Solicitor-advocate David Price QC, who acted for reality television star Imogen Thomas in the recent privacy case CTB v News Group, said he favoured a disobedient press at the cost of privacy intrusion.

“I would rather have a feral press, with a disrespect for authority, than a supine press”, he said, adding that if Britain moved to a culture of deference it would do so “at our peril”.

He also drew attention to the difficulties of enforcing injunctions, saying: “We have the ridiculous scenario here where my client cannot refer to the person who is suing her, yet in the promotional material for this particular event we have Hugh Tomlinson described as Ryan Giggs’ lawyer. We get into all these absurd circumstances.”

The panel also highlighted some of the other contradictions in the debate.

Tomlinson described how the press “has been campaigning for a long time so that they have prior notification of injunction applications and they persuaded the Master of the Rolls committee to change the rules so they would have prior notification, but on the other hand for them to give prior notification before publication … they say this would be contrary to the public interest…

Meanwhile, Suzanne Moore pointed out: “We all know the broadsheets pick up, ironically, two days later, the tabloids’ stories.”

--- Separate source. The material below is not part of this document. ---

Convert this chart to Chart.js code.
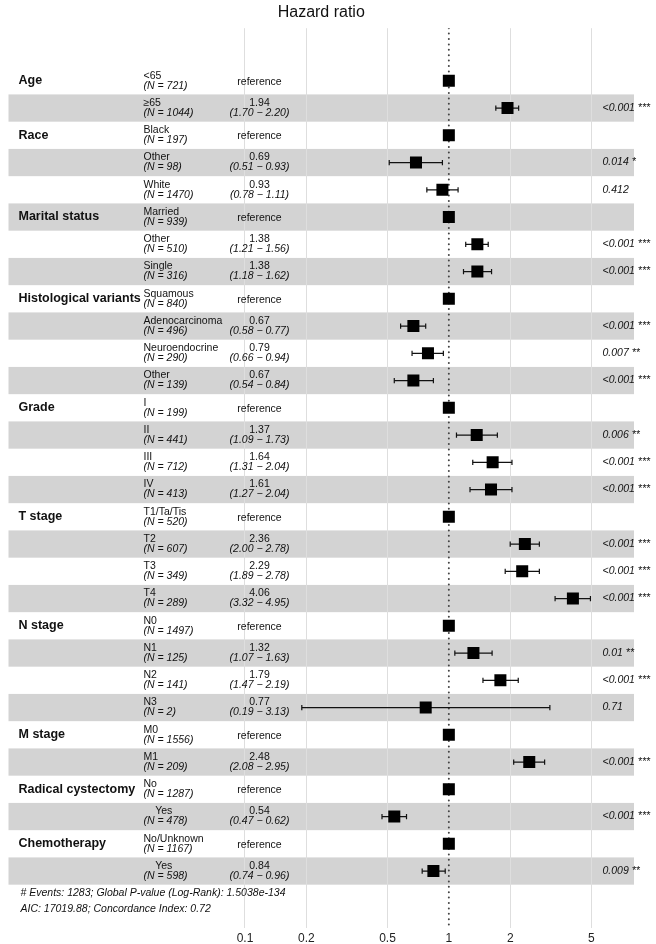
<!DOCTYPE html>
<html>
<head>
<meta charset="utf-8">
<script src="https://cdn.jsdelivr.net/npm/chart.js@4.4.0/dist/chart.umd.min.js"></script>
<style>
html, body { margin: 0; padding: 0; background: #fff; }
</style>
</head>
<body>
<canvas id="forest" width="656" height="944"></canvas>
<script>
// model terms and their rows
var groups = ["Age", "Race", "Marital status", "Histological variants", "Grade",
              "T stage", "N stage", "M stage", "Radical cystectomy", "Chemotherapy"];
var groupSizes = [2, 3, 3, 4, 4, 4, 4, 2, 2, 2];

var levels = ["<65", "\u226565",
              "Black", "Other", "White",
              "Married", "Other", "Single",
              "Squamous", "Adenocarcinoma", "Neuroendocrine", "Other",
              "I", "II", "III", "IV",
              "T1/Ta/Tis", "T2", "T3", "T4",
              "N0", "N1", "N2", "N3",
              "M0", "M1",
              "No", "    Yes",
              "No/Unknown", "    Yes"];
var counts = [721, 1044,
              197, 98, 1470,
              939, 510, 316,
              840, 496, 290, 139,
              199, 441, 712, 413,
              520, 607, 349, 289,
              1497, 125, 141, 2,
              1556, 209,
              1287, 478,
              1167, 598];
// null in lower/upper = reference level
var hr    = [1, 1.94,  1, 0.69, 0.93,  1, 1.38, 1.38,  1, 0.67, 0.79, 0.67,  1, 1.37, 1.64, 1.61,
             1, 2.36, 2.29, 4.06,  1, 1.32, 1.79, 0.77,  1, 2.48,  1, 0.54,  1, 0.84];
var lower = [null, 1.70,  null, 0.51, 0.78,  null, 1.21, 1.18,  null, 0.58, 0.66, 0.54,  null, 1.09, 1.31, 1.27,
             null, 2.00, 1.89, 3.32,  null, 1.07, 1.47, 0.19,  null, 2.08,  null, 0.47,  null, 0.74];
var upper = [null, 2.20,  null, 0.93, 1.11,  null, 1.56, 1.62,  null, 0.77, 0.94, 0.84,  null, 1.73, 2.04, 2.04,
             null, 2.78, 2.78, 4.95,  null, 1.63, 2.19, 3.13,  null, 2.95,  null, 0.62,  null, 0.96];
var pvals = ["", "<0.001 ***",  "", "0.014 *", "0.412",  "", "<0.001 ***", "<0.001 ***",
             "", "<0.001 ***", "0.007 **", "<0.001 ***",  "", "0.006 **", "<0.001 ***", "<0.001 ***",
             "", "<0.001 ***", "<0.001 ***", "<0.001 ***",  "", "0.01 **", "<0.001 ***", "0.71",
             "", "<0.001 ***",  "", "<0.001 ***",  "", "0.009 **"];

var tickValues = [0.1, 0.2, 0.5, 1, 2, 5];
var footer = ["# Events: 1283; Global P-value (Log-Rank): 1.5038e-134",
              "AIC: 17019.88; Concordance Index: 0.72"];

var FONT = '"Liberation Sans", Arial, Helvetica, sans-serif';
Chart.defaults.font.family = FONT;

var yMin = -1.93, yMax = 31.09;

// squares for the estimates
var pointData = hr.map(function (v, i) { return { x: v, y: i }; });

// one little segment per confidence interval
var ciSets = [];
hr.forEach(function (v, i) {
    if (lower[i] === null) return;
    ciSets.push({
        type: 'scatter',
        data: [{ x: lower[i], y: i }, { x: upper[i], y: i }],
        showLine: true,
        borderColor: '#111',
        borderWidth: 1.2,
        pointStyle: 'line',
        pointRotation: 90,
        pointRadius: 2.6,
        pointBorderWidth: 1.2,
        pointBorderColor: '#111',
        order: 1
    });
});

var forestText = {
    id: 'forestText',
    beforeDraw: function (chart) {
        // alternating gray bands
        var ctx = chart.ctx, a = chart.chartArea, y = chart.scales.y;
        ctx.save();
        ctx.fillStyle = '#d3d3d3';
        for (var i = 1; i < levels.length; i += 2) {
            var t = y.getPixelForValue(i - 0.5), b = y.getPixelForValue(i + 0.5);
            ctx.fillRect(a.left, t, a.right - a.left, b - t);
        }
        ctx.restore();
    },
    afterDraw: function (chart) {
        var ctx = chart.ctx, a = chart.chartArea, y = chart.scales.y;
        var colVar = a.left + 10, colLevel = a.left + 135, colEst = a.left + 251, colP = a.left + 594;
        ctx.save();
        ctx.textBaseline = 'middle';
        ctx.fillStyle = '#111';

        // term names
        ctx.font = 'bold 12.5px ' + FONT;
        ctx.textAlign = 'left';
        var row = 0;
        groups.forEach(function (g, k) {
            ctx.fillText(g, colVar, y.getPixelForValue(row));
            row += groupSizes[k];
        });

        for (var i = 0; i < levels.length; i++) {
            var py = y.getPixelForValue(i);
            ctx.textAlign = 'left';
            ctx.font = '10.5px ' + FONT;
            ctx.fillText(levels[i], colLevel, py - 5);
            ctx.font = 'italic 10.5px ' + FONT;
            ctx.fillText('(N = ' + counts[i] + ')', colLevel, py + 5);

            ctx.textAlign = 'center';
            if (lower[i] === null) {
                ctx.font = '10.5px ' + FONT;
                ctx.fillText('reference', colEst, py + 1);
            } else {
                ctx.font = '10.5px ' + FONT;
                ctx.fillText(hr[i].toFixed(2), colEst, py - 5);
                ctx.font = 'italic 10.5px ' + FONT;
                ctx.fillText('(' + lower[i].toFixed(2) + ' \u2212 ' + upper[i].toFixed(2) + ')', colEst, py + 5);
            }

            ctx.textAlign = 'left';
            ctx.font = 'italic 10.5px ' + FONT;
            ctx.fillText(pvals[i], colP, py);
        }

        // footer notes
        ctx.font = 'italic 10.5px ' + FONT;
        ctx.fillText(footer[0], a.left + 12, y.getPixelForValue(29.8));
        ctx.fillText(footer[1], a.left + 12, y.getPixelForValue(30.4));
        ctx.restore();
    }
};

new Chart(document.getElementById('forest'), {
    type: 'scatter',
    data: {
        datasets: [{
            data: pointData,
            pointStyle: 'rect',
            pointRadius: 8.5,
            pointBorderWidth: 0,
            backgroundColor: '#000',
            borderColor: '#000',
            order: 0
        }].concat(ciSets).concat([{
            // dotted line at HR = 1
            data: [{ x: 1, y: yMin }, { x: 1, y: yMax }],
            showLine: true,
            borderColor: '#444',
            borderWidth: 2,
            borderDash: [0, 5.4],
            borderCapStyle: 'round',
            pointRadius: 0,
            order: 2
        }])
    },
    options: {
        responsive: false,
        animation: false,
        events: [],
        layout: { padding: { left: 5, right: 22, top: 0, bottom: 0 } },
        plugins: {
            legend: { display: false },
            tooltip: { enabled: false },
            title: {
                display: true,
                text: 'Hazard ratio',
                fullSize: false,
                color: '#111',
                font: { size: 16, weight: 'normal' },
                padding: { top: 3, bottom: 6 }
            }
        },
        scales: {
            x: {
                type: 'logarithmic',
                min: 0.00692,
                max: 8.095,
                afterBuildTicks: function (scale) {
                    scale.ticks = tickValues.map(function (v) { return { value: v }; });
                },
                afterFit: function (scale) { scale.height = 16; },
                border: { display: false },
                grid: {
                    drawTicks: false,
                    lineWidth: 1,
                    color: function (c) { return c.tick && c.tick.value === 1 ? 'rgba(0,0,0,0)' : '#dedede'; }
                },
                ticks: {
                    autoSkip: false,
                    maxRotation: 0,
                    padding: 3,
                    color: '#222',
                    font: { size: 12 },
                    callback: function (v) { return String(v); }
                }
            },
            y: {
                type: 'linear',
                display: false,
                reverse: true,
                min: yMin,
                max: yMax
            }
        }
    },
    plugins: [forestText]
});
</script>
</body>
</html>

The audience at the debate included Dame Ann Leslie, a foreign correspondent for more than 50 years, who rejected the idea that the press should be more heavily regulated.  She said:

I have worked in over 70 countries. I have seen what happens when the press is being controlled, even if it is not controlled by law, because the consequences of offending not just the government, but powerful and rich people, are so appalling.”

The debate was held to mark the launch of the latest issue of the Index on Censorship quarterly magazine “Privacy is dead! Long live privacy”, which includes an interview with Sir David Eady, who sits in the High Court as Mr Justice Eady, by legal writer and commentator Joshua Rozenberg.

A version of this article also appeared on the PA’s Media Lawyer service and more extracts from the event can be found on Index on Censorship.

Judith Townend is a freelance journalist and PhD researcher examining legal restraints on the media, and also runs the Meeja Law blog. She is @jtownend on Twitter.

1 Comment

  1. Elaine Decoulos

    Sounds like it was a fantastic debate and wish I had been able to attend. Everyone, less the tabloid press, seems to agree that Max Mosley’s privacy was grossly violated and he deserved to win his claim. What no one seems to be discussing is that his case, as with all those that have gone to Strasbourg, have been about photos or videos. I may be wrong about this, but one of you in the esteemed readership of this blog could surely confirm it.

    Contrast this to most of the privacy claims and orders recently heard in the English courts. Aside from the rumoured blackmail cases that should go to the police (think David Letterman in New York), they seem to be about freedom of expression of an individual, usually a woman who had an affair with a celebrity or wealthy man with a reputation to protect. It is the merging of libel and privacy, not photos and privacy. Some of these women have been maliciously libeled and only want to set the record straight. Surely, this distinction is significant.